[MATERIAL TO PROCESS start]
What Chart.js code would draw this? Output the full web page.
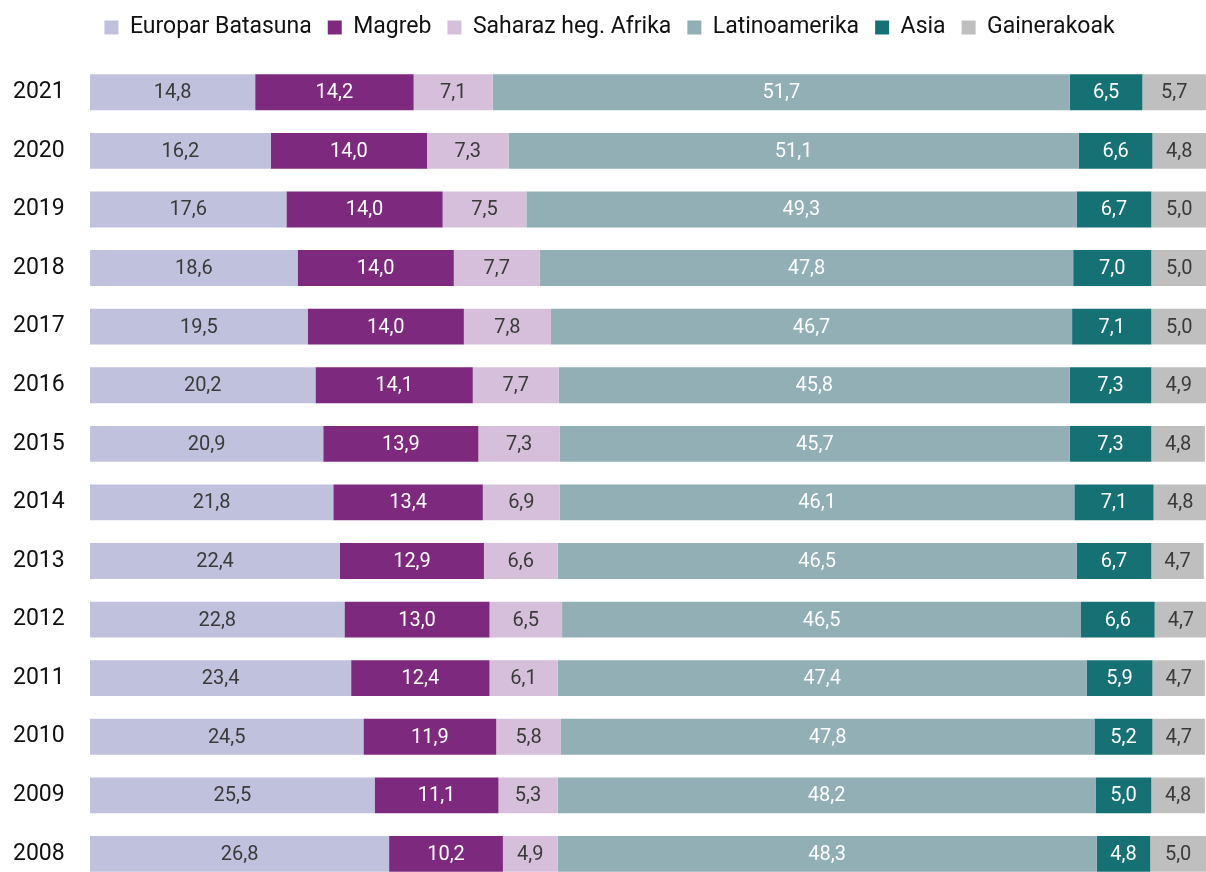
<!DOCTYPE html>
<html>
<head>
<meta charset="utf-8">
<script src="https://cdn.jsdelivr.net/npm/chart.js@4.4.0/dist/chart.umd.min.js"></script>
<style>
  html, body { margin: 0; padding: 0; background: #fff; overflow: hidden; }
  #wrap { width: 1206px; height: 900px; position: relative; }
</style>
</head>
<body>
<div id="wrap"><canvas id="chart"></canvas></div>
<script>
const years = ["2021", "2020", "2019", "2018", "2017", "2016", "2015", "2014", "2013", "2012", "2011", "2010", "2009", "2008"];
const seriesNames = ["Europar Batasuna", "Magreb", "Saharaz heg. Afrika", "Latinoamerika", "Asia", "Gainerakoak"];
const europar = [14.8, 16.2, 17.6, 18.6, 19.5, 20.2, 20.9, 21.8, 22.4, 22.8, 23.4, 24.5, 25.5, 26.8];
const magreb = [14.2, 14.0, 14.0, 14.0, 14.0, 14.1, 13.9, 13.4, 12.9, 13.0, 12.4, 11.9, 11.1, 10.2];
const saharaz = [7.1, 7.3, 7.5, 7.7, 7.8, 7.7, 7.3, 6.9, 6.6, 6.5, 6.1, 5.8, 5.3, 4.9];
const latino = [51.7, 51.1, 49.3, 47.8, 46.7, 45.8, 45.7, 46.1, 46.5, 46.5, 47.4, 47.8, 48.2, 48.3];
const asia = [6.5, 6.6, 6.7, 7.0, 7.1, 7.3, 7.3, 7.1, 6.7, 6.6, 5.9, 5.2, 5.0, 4.8];
const besteak = [5.7, 4.8, 5.0, 5.0, 5.0, 4.9, 4.8, 4.8, 4.7, 4.7, 4.7, 4.7, 4.8, 5.0];

const colors = ["#c0c1dc", "#7d2a7e", "#d6bfdb", "#91afb5", "#167175", "#bfbfbf"];
const labelColors = ["#3a3a3a", "#fff", "#3a3a3a", "#fff", "#fff", "#3a3a3a"];
const FONT = "'Roboto', sans-serif";

// etiketak barren erdian
const valueLabels = {
    id: 'valueLabels',
    afterDatasetsDraw(chart) {
        const ctx = chart.ctx;
        ctx.save();
        ctx.font = "20px " + FONT;
        ctx.textAlign = 'center';
        ctx.textBaseline = 'middle';
        chart.data.datasets.forEach((ds, i) => {
            const meta = chart.getDatasetMeta(i);
            meta.data.forEach((bar, j) => {
                const x = (bar.x + bar.base) / 2;
                ctx.fillStyle = labelColors[i];
                ctx.fillText(ds.data[j].toFixed(1).replace('.', ','), x, bar.y + 1);
            });
        });
        ctx.restore();
    }
};

const legendHeight = {
    id: 'legendHeight',
    beforeInit(chart) {
        const fit = chart.legend.fit;
        chart.legend.fit = function () {
            fit.call(this);
            this.height = 63;
        };
    }
};

new Chart(document.getElementById('chart'), {
    type: 'bar',
    data: {
        labels: years,
        datasets: [europar, magreb, saharaz, latino, asia, besteak].map((d, i) => ({
            label: seriesNames[i],
            data: d,
            backgroundColor: colors[i],
            borderWidth: 0,
            barPercentage: 0.612,
            categoryPercentage: 1
        }))
    },
    options: {
        indexAxis: 'y',
        responsive: true,
        maintainAspectRatio: false,
        animation: false,
        layout: { padding: { left: 13, right: 0, top: 0, bottom: 13 } },
        scales: {
            x: {
                stacked: true,
                min: 0,
                max: 100,
                display: false
            },
            y: {
                stacked: true,
                grid: { display: false },
                border: { display: false },
                afterFit(scale) { scale.width = 77; },
                ticks: {
                    crossAlign: 'far',
                    color: '#111',
                    font: { family: FONT, size: 23 }
                }
            }
        },
        plugins: {
            tooltip: { enabled: false },
            legend: {
                position: 'top',
                labels: {
                    boxWidth: 14,
                    boxHeight: 14,
                    padding: 16,
                    color: '#111',
                    font: { family: FONT, size: 23 }
                }
            }
        }
    },
    plugins: [valueLabels, legendHeight]
});
</script>
</body>
</html>
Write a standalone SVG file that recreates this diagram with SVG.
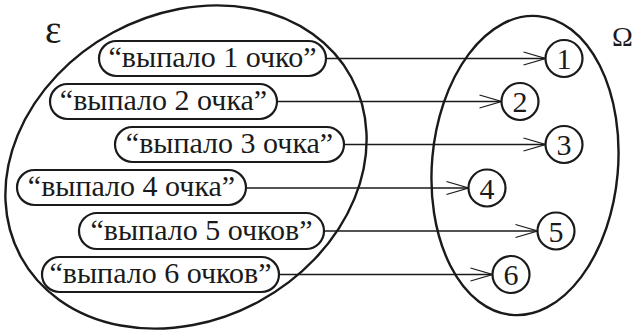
[MATERIAL TO PROCESS end]
Your answer should be only a number: how many lines of the data above contain the string "this"?

4